If marriage and childbearing are delayed just five years in the least developed countries, until after adolescence, this would lead to 224 million fewer children born by 2050, according to Population Council data. That would represent a 39 percent reduction in how much the UN expects the population to increase by 2050.
Modernization also plays a critical role. A glimpse of better living options typically spurs people to improve their lot in life. The effect of this is evident in Western Europe, where population growth is at a virtual standstill, Mr. Demeny says.
People rapidly adjust their plans for large families as they realize that children are expensive to raise.
"The basic pressure of conflict between striving for a better standard of living and raising four, five, six children will result in a natural adjustment in fertility rates," Demeny says.
Among city dwellers, particularly couples who are better educated, the average number of children drops by a considerable margin, he says. With more than half the world now living in cities, according to the UN report, that trend has considerable implications for easing population growth.
Challenge to planet's resources
But even if fertility rates begin declining more rapidly, population growth is "certain" because of the vast number of young people who are entering their childbearing years, says Jose Miguel Guzman, chief of the population and development branch at UNFPA. According to the UN report, people under the age of 24 make up 43 percent of the world population today, and, according to Mr. Guzman, almost 48 percent of the population in developing countries.

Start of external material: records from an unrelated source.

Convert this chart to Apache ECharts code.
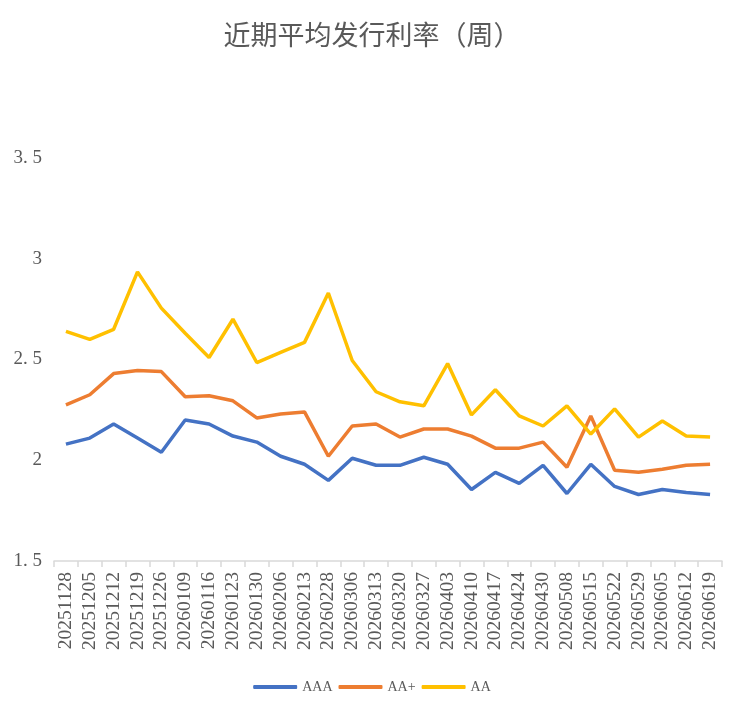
<!DOCTYPE html>
<html><head><meta charset="utf-8">
<script src="https://cdn.jsdelivr.net/npm/echarts@6/dist/echarts.min.js"></script>
<style>html,body{margin:0;padding:0;background:#fff}#c{width:744px;height:714px}</style>
</head><body><div id="c"></div>
<script>
const categories = ["20251128","20251205","20251212","20251219","20251226","20260109","20260116","20260123","20260130","20260206","20260213","20260228","20260306","20260313","20260320","20260327","20260403","20260410","20260417","20260424","20260430","20260508","20260515","20260522","20260529","20260605","20260612","20260619"];
const aaa = [2.08,2.11,2.18,2.11,2.04,2.20,2.18,2.12,2.09,2.02,1.98,1.90,2.01,1.975,1.975,2.015,1.98,1.855,1.94,1.885,1.975,1.835,1.98,1.87,1.83,1.855,1.84,1.83];
const aaPlus = [2.275,2.325,2.43,2.445,2.44,2.315,2.32,2.295,2.21,2.23,2.24,2.02,2.17,2.18,2.115,2.155,2.155,2.12,2.06,2.06,2.09,1.965,2.22,1.95,1.94,1.955,1.975,1.98];
const aa = [2.64,2.60,2.65,2.935,2.755,2.63,2.51,2.70,2.485,2.535,2.585,2.83,2.495,2.34,2.29,2.27,2.48,2.225,2.35,2.22,2.17,2.27,2.13,2.255,2.115,2.195,2.12,2.115];
const seriesNames = ["AAA","AA+","AA"];
const colors = ["#4472C4","#ED7D31","#FFC000"];
const yTicks = {min:1.5,max:3.5,interval:0.5};

const chart = echarts.init(document.getElementById('c'));
const numFont = '"Liberation Serif","DejaVu Serif",serif';
chart.setOption({
  animation:false,
  backgroundColor:'#fff',
  title:{text:'近期平均发行利率（周）',left:'center',top:16,
    textStyle:{fontFamily:'"Noto Sans CJK SC"',fontSize:27,fontWeight:'normal',color:'#595959'}},
  color:colors,
  grid:{left:54,right:22,top:158,bottom:153,containLabel:false},
  legend:{top:675,left:'center',itemWidth:44,itemHeight:4,itemGap:6,
    icon:'roundRect',
    textStyle:{fontFamily:numFont,fontSize:14,color:'#595959'},
    data:seriesNames},
  xAxis:{type:'category',data:categories,boundaryGap:true,
    axisLine:{lineStyle:{color:'#D9D9D9',width:1.5}},
    axisTick:{show:true,length:6,lineStyle:{color:'#D9D9D9',width:1.5}},
    axisLabel:{rotate:90,interval:0,margin:11,fontFamily:numFont,fontSize:19.5,color:'#595959'}},
  yAxis:{type:'value',min:yTicks.min,max:yTicks.max,interval:yTicks.interval,
    axisLine:{show:false},axisTick:{show:false},splitLine:{show:false},
    axisLabel:{margin:12,fontFamily:numFont,fontSize:19,color:'#595959',
      formatter:v=>String(v).replace('.','. ')}},
  series:[
    {name:seriesNames[0],type:'line',data:aaa,symbol:'none',lineStyle:{width:3.5,color:colors[0]}},
    {name:seriesNames[1],type:'line',data:aaPlus,symbol:'none',lineStyle:{width:3.5,color:colors[1]}},
    {name:seriesNames[2],type:'line',data:aa,symbol:'none',lineStyle:{width:3.5,color:colors[2]}}
  ]
});
</script></body></html>
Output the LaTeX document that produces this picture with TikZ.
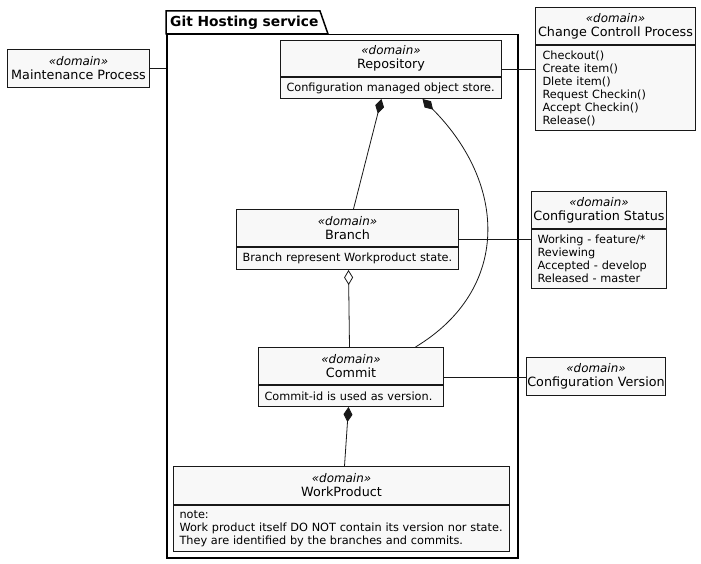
\documentclass[tikz,border=0pt]{standalone}
\usepackage{fontspec}
\setmainfont{DejaVu Sans}
\usetikzlibrary{arrows.meta,calc}
\definecolor{boxfill}{HTML}{F8F8F8}
\definecolor{edgec}{HTML}{181818}
\newcommand\stereodomain{{\fontsize{11.9}{14}\selectfont\itshape «domain»}}
\begin{document}
\begin{tikzpicture}[x=1pt,y=-1pt,
  hdr/.style={draw=edgec, fill=boxfill, line width=1pt, inner sep=0pt, anchor=north west,
    align=center, font=\fontsize{12.75}{14}\selectfont},
  bodybox/.style={draw=edgec, fill=boxfill, line width=1pt, inner xsep=6pt, inner ysep=0pt,
    anchor=north west, align=left, font=\fontsize{11.3}{13}\selectfont},
  conn/.style={draw=edgec, line width=0.8pt},
  comp/.style={{Diamond[length=15pt,width=9pt,fill=edgec]}-},
  aggr/.style={{Diamond[open,length=15pt,width=9pt,fill=white]}-},
  pkgline/.style={draw=black, line width=1.5pt}
]
\useasboundingbox (0,0) rectangle (701,564);

% package
\draw[pkgline, fill=white] (166,11) -- (320,11) -- (328,34) -- (166,34) -- cycle;
\node[pkgline, fill=white, minimum width=351pt, minimum height=523pt, inner sep=0pt, anchor=north west] (pkg) at (166,34) {};
\node[anchor=west, inner sep=0pt, font=\fontsize{13.8}{16}\selectfont\bfseries] (pkgtitle) at (170,22.5) {Git Hosting service};

% Maintenance Process
\node[hdr, minimum width=142pt, minimum height=38pt] (maint) at (7,49) {\stereodomain\\Maintenance Process};

% Repository
\node[hdr, minimum width=221pt, minimum height=36pt] (repo) at (280,40) {\stereodomain\\Repository};
\node[bodybox, text width=209pt, minimum height=21pt] (repob) at (repo.south west) {Configuration managed object store.};

% Change Controll Process
\node[hdr, minimum width=160pt, minimum height=37pt] (ccp) at (535,7) {\stereodomain\\Change Controll Process};
\node[bodybox, text width=146pt, inner xsep=7pt, minimum height=85pt] (ccpb) at (ccp.south west) {Checkout()\\Create item()\\Dlete item()\\Request Checkin()\\Accept Checkin()\\Release()};

% Configuration Status
\node[hdr, minimum width=135pt, minimum height=37pt] (cs) at (531,191) {\stereodomain\\Configuration Status};
\node[bodybox, text width=123pt, minimum height=59pt] (csb) at (cs.south west) {Working - feature/*\\Reviewing\\Accepted - develop\\Released - master};

% Branch
\node[hdr, minimum width=222pt, minimum height=37pt] (branch) at (236,209) {\stereodomain\\Branch};
\node[bodybox, text width=210pt, minimum height=22pt] (branchb) at (branch.south west) {\mbox{Branch represent Workproduct state.}};

% Commit
\node[hdr, minimum width=185pt, minimum height=37pt] (commit) at (258,347) {\stereodomain\\Commit};
\node[bodybox, text width=173pt, minimum height=21pt] (commitb) at (commit.south west) {\mbox{Commit-id is used as version.}};

% Configuration Version
\node[hdr, minimum width=139pt, minimum height=38pt] (cv) at (526,357) {\stereodomain\\Configuration Version};

% WorkProduct
\node[hdr, minimum width=336pt, minimum height=38pt] (wp) at (173,466) {\stereodomain\\WorkProduct};
\node[bodybox, text width=324pt, minimum height=46pt] (wpb) at (wp.south west) {note:\\\mbox{Work product itself DO NOT contain its version nor state.}\\\mbox{They are identified by the branches and commits.}};

% class centres
\coordinate (maintC) at (maint.center);
\coordinate (repoC) at ($(repo.north)!0.5!(repob.south)$);
\coordinate (ccpC) at ($(ccp.north)!0.5!(ccpb.south)$);
\coordinate (branchC) at ($(branch.north)!0.5!(branchb.south)$);
\coordinate (csC) at ($(cs.north)!0.5!(csb.south)$);
\coordinate (commitC) at ($(commit.north)!0.5!(commitb.south)$);

% connectors
\draw[conn] (maint.east) -- (maint.east -| pkg.west);
\draw[conn] (repoC -| repo.east) -- (repoC -| ccp.west);
\draw[conn] (branchC -| branch.east) -- (branchC -| cs.west);
\draw[conn] (commitC -| commit.east) -- (commitC -| cv.west);

\draw[conn, comp] ([xshift=-9.5pt]repob.south) -- ([xshift=6pt]branch.north);
\draw[conn, comp] ([xshift=31.5pt]repob.south) .. controls (508,185) and (510,290) .. ([xshift=64.5pt]commit.north);
\draw[conn, aggr] ([xshift=1pt]branchb.south) -- ([xshift=-1.5pt]commit.north);
\draw[conn, comp] ([xshift=-2.5pt]commitb.south) -- ([xshift=3pt]wp.north);
\end{tikzpicture}
\end{document}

The proportion of young people in developing countries is likely to continue increasing at least until 2050, he says. The biggest challenge posed by the boom in the youth population – which, according to Guzman, will not stabilize until 2100, at about 30 percent of the world population – will be to ensure that young people have sufficient economic and educational opportunities, Osotimehin says.
Concerns about supplies of food and energy have raised questions of whether the Earth is approaching its carrying capacity – the number of humans it can support.
The good news? Human ingenuity – technological advances, enlightened government policies – have a significant impact.
"With the population we have, we've already experienced some pressure," Guzman says. But "what happens in the future depends on the action we take today."